Bitcoin slipped below $63,000 Thursday as investors continued reacting to the Fed's hawkish outlook.
The broader market held near $2.26 trillion, but ETF flows weakened again.
Bitcoin and Ethereum ETFs lost a combined $111 million as hopes for near-term rate cuts faded.
The pressure is showing across the ecosystem.
JPMorgan estimates bitcoin production costs near $78,000 while bitcoin trades around $62,500 to $63,000. Roughly 20% of miners are now operating unprofitably.
The stress is already visible.
Mining difficulty recently fell 10%, the second major decline this year. Public miners sold more than 32,000 BTC during the first quarter to fund operations.
Strategy's funding machine is also under pressure.
Its STRC preferred stock briefly fell to $83 before recovering. That matters because Strategy uses STRC to raise capital for future bitcoin purchases.
Below par value, new issuance becomes harder.

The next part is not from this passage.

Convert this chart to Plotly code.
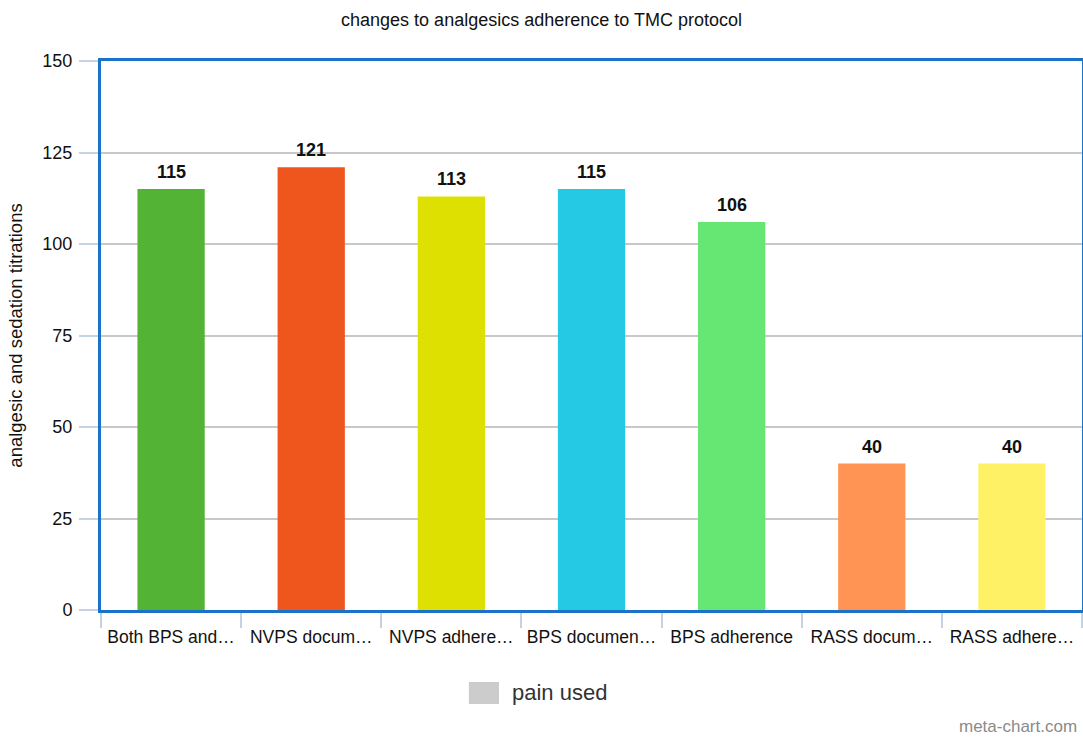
import plotly.graph_objects as go

# Chart data
categories = ["Both BPS and\u2026", "NVPS docum\u2026", "NVPS adhere\u2026", "BPS documen\u2026",
              "BPS adherence", "RASS docum\u2026", "RASS adhere\u2026"]
values = [115, 121, 113, 115, 106, 40, 40]
bar_colors = ["#52b334", "#ee561e", "#dde000", "#26c9e3", "#66e673", "#ff9455", "#fff166"]
y_ticks = [0, 25, 50, 75, 100, 125, 150]
series_name = "pain used"
legend_color = "#cccccc"

FONT = "Liberation Sans, Arial, sans-serif"
BORDER = "#1a72c9"
TICK = "#c3d3e3"

fig = go.Figure()
fig.add_trace(go.Bar(
    x=categories, y=values,
    marker=dict(color=bar_colors, line=dict(width=0)),
    width=0.48,
    showlegend=False,
))

# value labels above each bar
annotations = [
    dict(x=c, y=v, xref="x", yref="y", text=f"<b>{v}</b>", showarrow=False,
         xanchor="center", yanchor="bottom", yshift=5,
         font=dict(family=FONT, size=18, color="#111111"))
    for c, v in zip(categories, values)
]

# legend: swatch + label under the plot
annotations.append(dict(text=series_name, xref="paper", yref="paper",
                        x=0.417, y=-0.151, xanchor="left", yanchor="middle",
                        showarrow=False, font=dict(size=22, color="#333333", family=FONT)))
# watermark
annotations.append(dict(text="meta-chart.com", xref="paper", yref="paper",
                        x=0.997, y=-0.213, xanchor="right", yanchor="middle",
                        showarrow=False, font=dict(size=17, color="#8a8a8a", family=FONT)))

shapes = [dict(type="rect", xref="paper", yref="paper",
               x0=0.375, x1=0.4057, y0=-0.1712, y1=-0.1311,
               fillcolor=legend_color, line=dict(width=0))]

fig.update_layout(
    width=1083, height=738,
    margin=dict(l=101, r=1, t=61, b=128, autoexpand=False),
    paper_bgcolor="white", plot_bgcolor="white",
    font=dict(family=FONT, color="#111111"),
    title=dict(text="changes to analgesics adherence to TMC protocol",
               x=0.5, xanchor="center", y=0.973, yanchor="middle",
               font=dict(size=18, color="#111111")),
    bargap=0.52,
    showlegend=False,
    xaxis=dict(
        type="category", tickson="boundaries", tickangle=0, automargin=False,
        ticks="outside", ticklen=15, tickcolor=TICK, tickwidth=1.5,
        tickfont=dict(size=17.5, color="#111111"),
        ticklabelstandoff=9,
        showline=True, linecolor=BORDER, linewidth=3, mirror=True,
        showgrid=False,
    ),
    yaxis=dict(
        range=[0, 150], tickvals=y_ticks, automargin=False,
        ticks="outside", ticklen=19, tickcolor=TICK, tickwidth=1.5,
        tickfont=dict(size=18, color="#111111"),
        ticklabelstandoff=3,
        showgrid=True, gridcolor="#c8c8c8", gridwidth=1.5,
        showline=True, linecolor=BORDER, linewidth=3, mirror=True,
        zeroline=False,
        title=dict(text="analgesic and sedation titrations", font=dict(size=18.5, color="#111111"),
                   standoff=15),
    ),
    annotations=annotations,
    shapes=shapes,
)

fig.write_html("out.html")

Yet not everything is negative.
AI-linked miners rallied sharply. Cipher Mining gained 10.7%, HIVE rose 7.3%, and several other miners moved higher alongside technology stocks.
The infrastructure remains intact.
The flows remain weak.
The Verdict
Bitcoin is still fighting higher yields, ETF outflows, and weaker miner economics. The long-term infrastructure story remains stronger than the short-term price action.
CLOSING LENS
Thursday showed the market's priorities.
The Fed turned hawkish.
Stocks rallied anyway.
Oil fell below $80. Gasoline dropped below $4. The first tankers moved through Hormuz. Investors decided those stories mattered more than a higher dot plot.
The biggest loser was not equities.
It was the trade that needs lower rates most.
Bitcoin fell below $63,000. Gold remains well below its highs. Treasury yields continue moving higher.
The market is making a distinction.
Growth can survive higher rates.
Assets that depend on easier money still cannot.
Next week starts with a simpler question than the one markets faced all spring.
The war is ending.
Now investors have to decide whether higher rates are just beginning.